STATED EXERCISE » Collect each line of the entries that holds the string "matplotlib".

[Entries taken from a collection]
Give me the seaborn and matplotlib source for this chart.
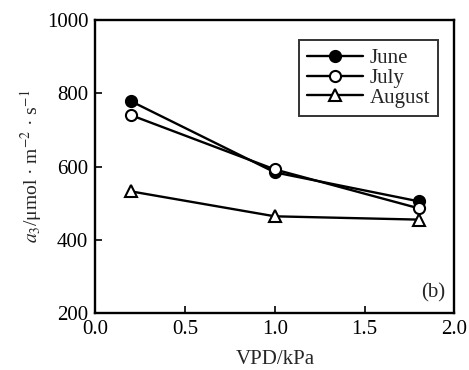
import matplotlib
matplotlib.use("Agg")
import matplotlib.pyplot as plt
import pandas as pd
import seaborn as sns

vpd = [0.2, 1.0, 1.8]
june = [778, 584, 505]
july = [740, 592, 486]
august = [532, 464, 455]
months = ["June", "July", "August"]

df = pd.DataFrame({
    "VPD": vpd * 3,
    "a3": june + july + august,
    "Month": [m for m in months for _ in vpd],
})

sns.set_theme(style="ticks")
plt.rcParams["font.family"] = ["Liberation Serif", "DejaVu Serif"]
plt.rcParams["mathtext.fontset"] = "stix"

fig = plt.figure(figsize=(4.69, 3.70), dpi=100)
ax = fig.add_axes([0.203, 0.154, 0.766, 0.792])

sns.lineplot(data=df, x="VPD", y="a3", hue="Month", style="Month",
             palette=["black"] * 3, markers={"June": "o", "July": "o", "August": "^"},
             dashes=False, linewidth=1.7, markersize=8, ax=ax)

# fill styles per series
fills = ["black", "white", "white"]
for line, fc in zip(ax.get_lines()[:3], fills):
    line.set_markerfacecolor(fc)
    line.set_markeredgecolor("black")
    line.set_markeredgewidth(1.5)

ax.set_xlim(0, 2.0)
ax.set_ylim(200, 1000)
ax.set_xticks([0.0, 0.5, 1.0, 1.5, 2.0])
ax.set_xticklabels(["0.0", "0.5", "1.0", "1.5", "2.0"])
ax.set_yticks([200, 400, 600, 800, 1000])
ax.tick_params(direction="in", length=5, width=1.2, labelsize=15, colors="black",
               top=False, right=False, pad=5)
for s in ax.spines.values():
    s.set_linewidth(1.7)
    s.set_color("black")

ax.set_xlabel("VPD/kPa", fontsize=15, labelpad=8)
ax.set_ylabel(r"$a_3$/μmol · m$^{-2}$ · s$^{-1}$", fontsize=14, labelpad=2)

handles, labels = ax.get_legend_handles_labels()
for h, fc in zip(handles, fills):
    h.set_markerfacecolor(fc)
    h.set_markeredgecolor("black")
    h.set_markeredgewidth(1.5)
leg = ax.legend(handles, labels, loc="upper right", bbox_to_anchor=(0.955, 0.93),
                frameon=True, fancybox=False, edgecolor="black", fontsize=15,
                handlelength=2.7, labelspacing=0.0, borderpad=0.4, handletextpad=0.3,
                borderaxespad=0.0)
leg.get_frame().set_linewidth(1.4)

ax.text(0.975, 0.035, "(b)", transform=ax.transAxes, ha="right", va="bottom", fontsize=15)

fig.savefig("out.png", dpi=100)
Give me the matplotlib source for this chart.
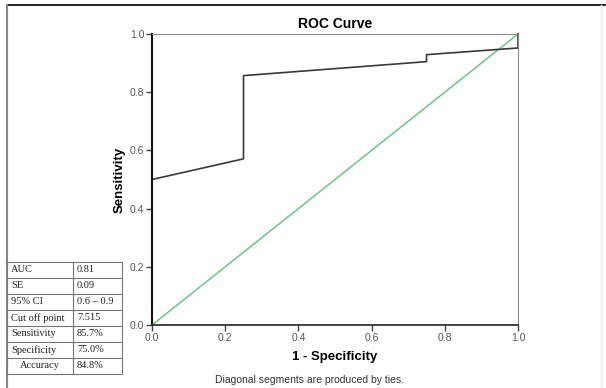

TASK OUTPUT »
Give me the seaborn and matplotlib source for this chart.
import matplotlib
matplotlib.use("Agg")
import matplotlib.pyplot as plt
Give me the matplotlib source for this chart.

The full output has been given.